There are few people in politics whose word I would trust more than that of John Bolton. If he were to say X and anyone else contradict him, I would believe the latter to be a liar.
Hmmm, really
Bolton has often been accused of attempting to pressure the intelligence community to endorse his views. According to former coworkers,
Bolton withheld information that ran counter to his goals from Secretary of State Colin Powell on multiple occasions, and from Powell's successor Condoleezza Rice on at least one occasion
Bolton has been a strong critic of the United Nations for much of his career. Bolton's opposition to the UN was rooted in a disdain for international organizations, who he believed infringed on the sovereignty of the United States. He also opposed the International Criminal Court.In 1994, he stated, "There is no United Nations. There is an international community that occasionally can be led by the only real power left in the world, and that's the United States, when it suits our interests and when we can get others to go along
On April 11, 2005, the Senate Foreign Relations Committee reviewed Bolton's qualifications. Bolton said he and his colleagues "view the U.N. as an important component of our diplomacy" and will work to solve its problems and enhance its strengths, echoing Secretary of State Condoleezza Rice's words from a month earlier.
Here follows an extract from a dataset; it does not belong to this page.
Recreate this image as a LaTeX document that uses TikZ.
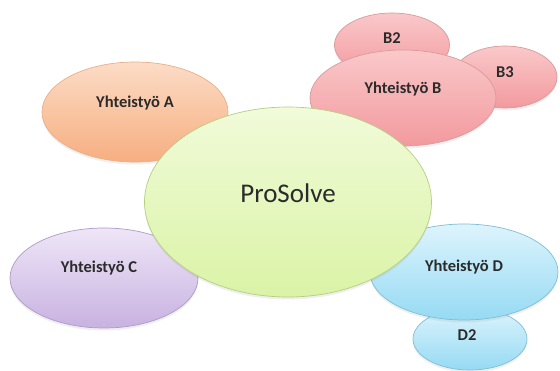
\documentclass[tikz,border=0pt]{standalone}
\usepackage{fontspec}
\setmainfont{Carlito}
\usetikzlibrary{shapes.geometric,shadows}
\definecolor{txt}{HTML}{2B2B2B}
\tikzset{
  blob/.style args={#1/#2}{ellipse, inner sep=0pt, outer sep=0pt,
    minimum width=#1pt, minimum height=#2pt, line width=0.7pt,
    drop shadow={opacity=0.12, shadow xshift=0pt, shadow yshift=-2.5pt}},
  orange/.style={top color=OrT, bottom color=OrB, draw=OrD},
  pink/.style={top color=PkT, bottom color=PkB, draw=PkD},
  lilac/.style={top color=LiT, bottom color=LiB, draw=LiD},
  sky/.style={top color=SkT, bottom color=SkB, draw=SkD},
  lime/.style={top color=LmT, bottom color=LmB, draw=LmD},
  lbl/.style={font=\fontsize{16.5}{19}\selectfont\bfseries, text=txt, inner sep=0pt},
  biglbl/.style={font=\fontsize{27}{31}\selectfont, text=txt, inner sep=0pt}
}
\definecolor{OrT}{HTML}{FCDCC6}\definecolor{OrB}{HTML}{F6AE80}\definecolor{OrD}{HTML}{E8B08A}
\definecolor{PkT}{HTML}{FAC8CA}\definecolor{PkB}{HTML}{F29A9E}\definecolor{PkD}{HTML}{D99A9C}
\definecolor{LiT}{HTML}{EEE6F7}\definecolor{LiB}{HTML}{C8B2E1}\definecolor{LiD}{HTML}{AC9BC6}
\definecolor{SkT}{HTML}{DDF4FD}\definecolor{SkB}{HTML}{96DAF3}\definecolor{SkD}{HTML}{7EBFD6}
\definecolor{LmT}{HTML}{F1FBD9}\definecolor{LmB}{HTML}{DAF3A6}\definecolor{LmD}{HTML}{B4CF80}
\begin{document}
\begin{tikzpicture}[x=1pt,y=-1pt]
\fill[white] (0,0) rectangle (560,371);
\useasboundingbox (0,0) rectangle (560,371);
% B group
\node[blob=115/64, pink] (b2) at (392,45) {};
\node[blob=104/62, pink] (b3) at (505,77) {};
\node[blob=186/96, pink] (b) at (403,98) {};
% A and C
\node[blob=186/100, orange] (a) at (135,112) {};
\node[blob=188/100, lilac] (c) at (104,278) {};
% D group
\node[blob=114/62, sky] (d2) at (470,339) {};
\node[blob=188/96, sky] (d) at (464,272) {};
% centre
\node[blob=287/190, lime] (p) at (288,202) {};
% labels
\node[lbl] (tb2) at ([yshift=7pt]b2.center) {B2};
\node[lbl] (tb3) at ([yshift=5pt]b3.center) {B3};
\node[lbl] (tb) at ([yshift=9pt]b.center) {Yhteistyö B};
\node[lbl] (ta) at ([yshift=9pt]a.center) {Yhteistyö A};
\node[lbl] (tc) at ([xshift=-5pt,yshift=10pt]c.center) {Yhteistyö C};
\node[lbl] (td2) at ([xshift=-3pt,yshift=4pt]d2.center) {D2};
\node[lbl] (td) at ([yshift=5pt]d.center) {Yhteistyö D};
\node[biglbl] (tp) at ([yshift=9pt]p.center) {ProSolve};
\end{tikzpicture}
\end{document}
On the first day of the hearings, Republican committee chairman Richard Lugar criticized Bolton for ignoring the "policy consequences" of his statements, saying diplomatic speech "should never be undertaken simply to score international debating points to appeal to segments of the U.S. public opinion or to validate a personal point of view." The committee's top Democrat, Joe Biden, compared sending Bolton to the UN to sending a "bull into a china shop," and expressed "grave concern" about Bolton's "diplomatic temperament" and his record: "In my judgment, your judgment about how to deal with the emerging threats have not been particularly useful," Biden said
On the second day, April 12, 2005, the Senate panel focused on allegations discussed above that Bolton pressured intelligence analysts. Calling Bolton a "serial abuser", former State Department intelligence chief Carl W. Ford Jr. said, "I've never seen anybody quite like Secretary Bolton ... I don't have a second, third or fourth in terms of the way that he abuses his power and authority with little people." Ford contradicted Bolton's earlier testimony, saying: "I had been asked for the first time to fire an intelligence analyst for what he had said and done."
Ford also characterized Bolton as a "kiss-up, kick-down sort of guy", implying that he was always ready to please whoever had authority over him,
On April 22,
The New York Times and other media reported that Bolton's former boss, Colin Powell, personally opposed the nomination and had been in personal contact with Chafee and Hagel.
On July 28, 2005, it was revealed that a statement made by Bolton on forms submitted to the Senate was false.
A
Wall Street Journal op ed by Claudia Rosett on December 5, 2006, said in part, "Bolton has been valiant in his efforts to clean up UN corruption and malfeasance, and follow UN procedure in
dealing with such threats as a nuclear North Korea, a Hezbollah bid to take over Lebanon, and the nuclearization of Hezbollah's terror-masters in Iran.
Bolton has supported theories about the health of Hillary Clinton and about her aide Huma Abedin, and in December 2016, Bolton said the conclusion of the United States Intelligence Community that Russian hackers had intervened to help elect Donald Trump in 2016 may have been a "false flag" operation. In a subsequent interview on Fox News, Bolton criticized the Obama administration's retaliatory sanctions as insufficient and suggested that the US response should "make them [the Russians] feel pain".
By May 2019,
Trump had undercut some of Bolton's major hard line positions, stating he was not seeking regime change in Iran and contradicting Bolton's correct assertion that North Korea had recently violated United Nations resolutions by testing new short-range missiles.
As Trump prepared for his historic meeting with Kim Jong-un in the Korean Demilitarized Zone in June 2019, Bolton flew to Mongolia
President Trump claimed on Twitter that he had told Bolton on September 9 his "services are no longer needed" given "many" disagreements with Trump, thus Bolton gave his resignation on September 10. Just minutes later, Bolton contradicted Trump's account, tweeting out this claim: Bolton offered to resign on September 9, with Trump replying: "Let's talk about it tomorrow." Bolton later told the media Trump "never asked" for his resignation "directly or indirectly", and that he had both offered to resign and actually resigned of his own accord. Meanwhile, the White House endorsed Trump's version of the events.
After Bolton's departure, Trump claimed that Bolton's views were "not necessarily tougher" than his own: "in some cases, he thought it was too tough what we were doing". On Cuba and Venezuela, Trump claimed that his own views were "far stronger" than Bolton's: "He was holding me back!"